IN this week’s feature, Ted McKie discusses the history of Innerleithen’s Caerlee Mill...

When it was constructed, the original five-floor block of Caerlee Mill was one of the earliest industrial textile units of its type in the Scottish Borders. 

It was built between 1788 and 1790 at the behest of Traquair-born Alexander Brodie for £3,000 to manufacture woollen cloth. 

He hoped it would provide a good living for local people and bring the benefits of the industrialization to Innerleithen and Traquair.

To begin with, the enterprise was not a commercial success. 
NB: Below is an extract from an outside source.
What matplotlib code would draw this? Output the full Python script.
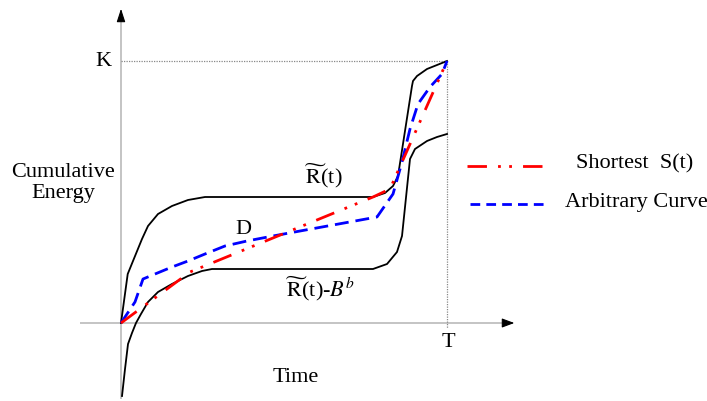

This was due mainly to inexperienced management and a lack of skilled hands used to working in factory conditions.

Brodie, who had made his fortune supplying stoves to the British navy and who was based in London, left his nieces and nephews in charge of the mill, which they inherited after his death in 1811.

The factory was rented out to David Ballantyne in the 1820s and here his 18-year-old son, Henry, started his first weaving business. 

In the 1830s the Dow brothers manufactured tartan material and fancy shawls for the Glasgow market but this venture ultimately failed. 

When the Second Statistical Account was compiled in 1834, 50 people were employed in the mill. 

Working a 10-hour day, weavers earned only 14s (70p) per week; slubbers also 14s per week; piecers 3s (15p) and shawl-plaiters 4s (20p).

The mill remained the property of Brodie’s estate until 1839 when it was sold to the Galashiels company Messrs Gill & Sime.

Robert Gill, a knowledgeable and innovative textiles manufacturer, took over, modernized and enlarged Caerlee Mill, adding steam-power to that provided by the water-wheel. 

By the 1860s the mill contained six sets of carding machines, 30 power and 20 hand looms, 4,200 spindles and employed more than 100 people. 

Exclusively Australian or foreign wool was used to make tweeds, tartans and flannel shirtings.

Caerlee Mill was sold in 1868 to J W Walker & Co and, in 1886, to John, James and Henry Ballantyne, sons of Henry Ballantyne of Walkerburn, later becoming part of D Ballantyne & Co  of March Street Mills, Peebles.

In 1919, it was amalgamated along with Waverley Mills and March Street Mills under D  Ballantyne Brothers & Co.

After the First World War, Caerlee Mill switched over to the production of knitted hosiery goods using fine cashmere wool. 

Over time, Ballantyne Sportswear, later Ballantyne Cashmere, came to rival factories in Hawick in the production of a whole range of cashmere and intricate intarsia garments, gaining a worldwide reputation for quality and awards for enterprise.

After the high point of the 60s and 70s, the textile industry in Innerleithen went into decline. 

The 21st century saw frequent changes of ownership and a diminishing workforce at Caerlee Mills. 

Even the Ballantyne name was sold to an Italian company and in 2010 JJ & HB Cashmere Mills was replaced by Caerlee Mills Limited. 

More than 400 workers had been employed at the mill in the 1960s, many of them supremely skilled. 

In 2010 there were just over 40. 

The end came just three years later when the cost of maintaining the large factory complex, most of it unused, became too great a burden and the liquidators loomed.

Apart from the listed Brodie’s Mill building, boiler house and chimney, the knitting flats that had seen the production of world-class intarsia cashmere garments were razed to the ground in 2015.